Dans son souci de desserrer la contrainte de refinancement des banques, la BCE est prête à racheter en direct des « covered bonds » pour un montant avoisinant les 60 Mds USD. Ce « credit Easing » à la mode BCE constitue une petite surprise. Il s’agit d’un marché d’environ 2 000 Mds d’euros (en incluant le Royaume-Uni et le Danemark) de titres de dette émis par des établissements de crédits et gagés sur un pool de créances (majoritairement des créances hypothécaires). Ces collatéraux sont conservés aux bilans des banques et servent à garantir l’émission et à rémunérer les titres. Les covered bonds diffèrent des autres types d’actifs titrisés (comme les ABS) puisque l’émetteur est souvent l’originateur du prêt, les actifs restent au bilan de la banque, les critères d’éligibilité des collatéraux sont stricts et surtout ces titres peuvent s’échanger sur un marché secondaire. Mais, en raison de la crise, les émissions primaires en euros (500 Mds d’euros en moyenne en 2006-2007) se sont taries et la liquidité sur le marché secondaire s’est évaporée.

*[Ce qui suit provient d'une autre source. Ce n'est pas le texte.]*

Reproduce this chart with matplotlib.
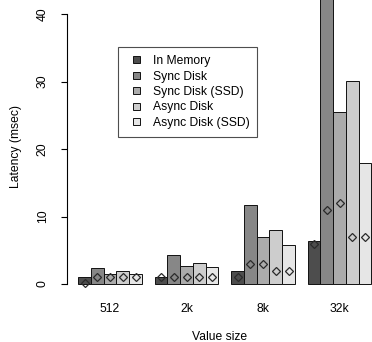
import numpy as np
import matplotlib
matplotlib.use("Agg")
import matplotlib.pyplot as plt
from matplotlib.patches import Patch, Rectangle
from matplotlib.legend_handler import HandlerPatch

plt.rcParams["font.family"] = ["Liberation Sans", "DejaVu Sans"]

# ── data ─────────────────────────────────────────────────────────
sizes = ["512", "2k", "8k", "32k"]
series = ["In Memory", "Sync Disk", "Sync Disk (SSD)", "Async Disk", "Async Disk (SSD)"]
colors = ["#4d4d4d", "#878787", "#ababab", "#cdcdcd", "#e6e6e6"]

# bar heights (mean latency, msec), one list per series across value sizes
mean_latency = [
    [1.0, 1.05, 2.0, 6.35],     # In Memory
    [2.3, 4.25, 11.75, 50.0],   # Sync Disk
    [1.45, 2.7, 6.9, 25.5],     # Sync Disk (SSD)
    [2.0, 3.05, 8.05, 30.05],   # Async Disk
    [1.45, 2.45, 5.75, 18.0],   # Async Disk (SSD)
]
# diamond markers (median latency, msec)
median_latency = [
    [0.2, 1.0, 1.0, 5.9],
    [1.0, 1.0, 3.0, 11.0],
    [1.0, 1.0, 3.0, 12.0],
    [1.0, 1.0, 2.0, 7.0],
    [1.0, 1.0, 2.0, 7.0],
]
yticks = [0, 10, 20, 30, 40]

# ── figure ───────────────────────────────────────────────────────
W, H, DPI = 372, 342, 100
fig = plt.figure(figsize=(W / DPI, H / DPI), dpi=DPI, facecolor="white")
ax_bottom = 292
ax = fig.add_axes([66.7 / W, (H - ax_bottom) / H, 1 - 66.7 / W, ax_bottom / H])

px_per_ms = 6.75
ax.set_ylim(-(ax_bottom - 284) / px_per_ms, 284 / px_per_ms)
ax.set_xlim(0.094, 24.04)

n_series = len(series)
group_w = n_series + 1
for s in range(n_series):
    xs = np.array([1 + g * group_w + s + 0.5 for g in range(len(sizes))])
    ax.bar(xs, mean_latency[s], width=1.0, color=colors[s],
           edgecolor="#111111", linewidth=0.7, label=series[s], zorder=2)
    ax.plot(xs, median_latency[s], linestyle="none", marker="D", markersize=4.4,
            markerfacecolor="none", markeredgecolor="#2a2a2a",
            markeredgewidth=0.9, zorder=3)

centers = [1 + g * group_w + n_series / 2 for g in range(len(sizes))]
ax.set_xticks(centers)
ax.set_xticklabels(sizes, fontsize=8.7)
ax.tick_params(axis="x", length=0, pad=8)

ax.set_yticks(yticks)
ax.set_yticklabels([str(t) for t in yticks], fontsize=8.7, rotation=90, va="center")
ax.tick_params(axis="y", length=4, width=0.8, pad=9)

for side in ("top", "right", "bottom"):
    ax.spines[side].set_visible(False)
ax.spines["left"].set_bounds(0, 40)
ax.spines["left"].set_linewidth(0.8)

ax.set_ylabel("Latency (msec)", fontsize=8.7, labelpad=10.5)
ax.set_xlabel("Value size", fontsize=8.7, labelpad=11.5)


def square_patch(legend, orig_handle, xdescent, ydescent, width, height, fontsize):
    s = 5.0
    return Rectangle((width - s - xdescent, (height - s) / 2 - ydescent), s, s)


handles = [Patch(facecolor=c, edgecolor="#111111", linewidth=0.7) for c in colors]
leg = fig.legend(handles, series, loc="upper left",
                 bbox_to_anchor=(118.3 / W, 1 - 47.3 / H), borderaxespad=0,
                 fontsize=8.7, frameon=True, fancybox=False, edgecolor="#222222",
                 handlelength=1.15, handleheight=0.6, handletextpad=1.06,
                 labelspacing=0.28, borderpad=0.65,
                 handler_map={Patch: HandlerPatch(patch_func=square_patch)})
leg.get_frame().set_linewidth(0.8)

fig.savefig("out.png", dpi=DPI, facecolor="white")
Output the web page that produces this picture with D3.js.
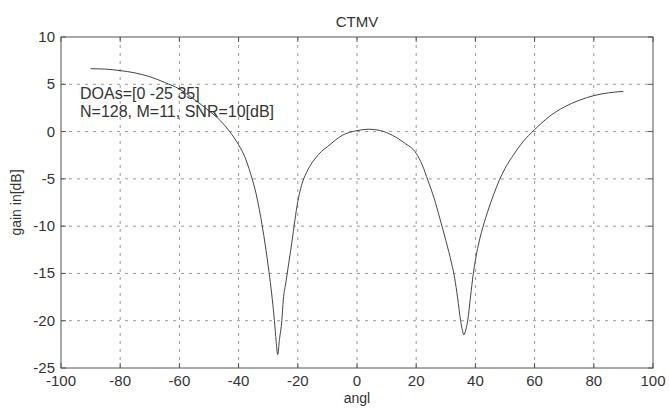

Une décision en demi-teinte et défendable

Cette décision est le fruit d’un consensus alors que l’institution est traversée par des courants contraires entre les tenants d’une politique agressive de type anglo-saxon et les partisans d’une approche prudente qui prend également en compte les particularités institutionnelles de la zone euro. Axer les mesures sur la liquidité bancaire a du sens dans une économie qui reste très intermédiée. Ainsi, le stock de crédits bancaires représente fin 2007 145 % du PIB de la zone, contre seulement 63 % aux Etats-Unis, la proportion s’inverse pour les instruments de dette de marchés (Bini Smaghi, 28/04/2009) avec des pourcentages respectifs de 81 % et 168 %.

Chercher à contourner les banques pour apporter directement de la liquidité et du financement sur les segments de marchés endommagés pas la crise, du « Credit Easing » à la mode Fed, semble donc moins adapté dans le cas européen. Une telle approche se heurte également à des modes de financement très hétérogènes suivant les pays, avec en filigrane des problèmes de distorsion entre régions mais aussi entre acteurs, les grandes entreprises étant une cible privilégiée avec ce mode d’intervention (via le rachat de billets de trésorerie) au détriment des PME-PMI. Cibler le marché des covered bonds permet d’esquiver certains de ces problèmes ; d’abord et surtout il s’agit de raviver un marché où les banques viennent se refinancer, ce qui met toujours les établissements de crédits au cœur du dispositif BCE ; ensuite, même si les noms sont différents (Pfandfried en Allemagne, obligations foncières en France et les Cédulas en Espagne…) ; les conditions d’émission de ces obligations sont sensiblement similaires suivant les pays ; enfin ces actifs sont considérés comme moins risqués que les actifs titrisés, type ABS (Asset Backed Securities) pour les raisons évoquées plus haut.

Avec cette décision la BCE prouve qu’elle est pragmatique tout en fixant elle-même les limites de son action. Oui au non conventionnel suivant un mode opératoire adapté à la zone euro avec au cœur du dispositif, les banques, qui jouent un rôle crucial dans le financement de l’économie. Elle a aussi un petit côté dogmatique en semblant dire non définitivement au QE dans sa version la plus pure (i.e. des achats de titres publics). Il est ici question d’indépendance et de ce point de vue, la BCE se montre clairement intransigeante.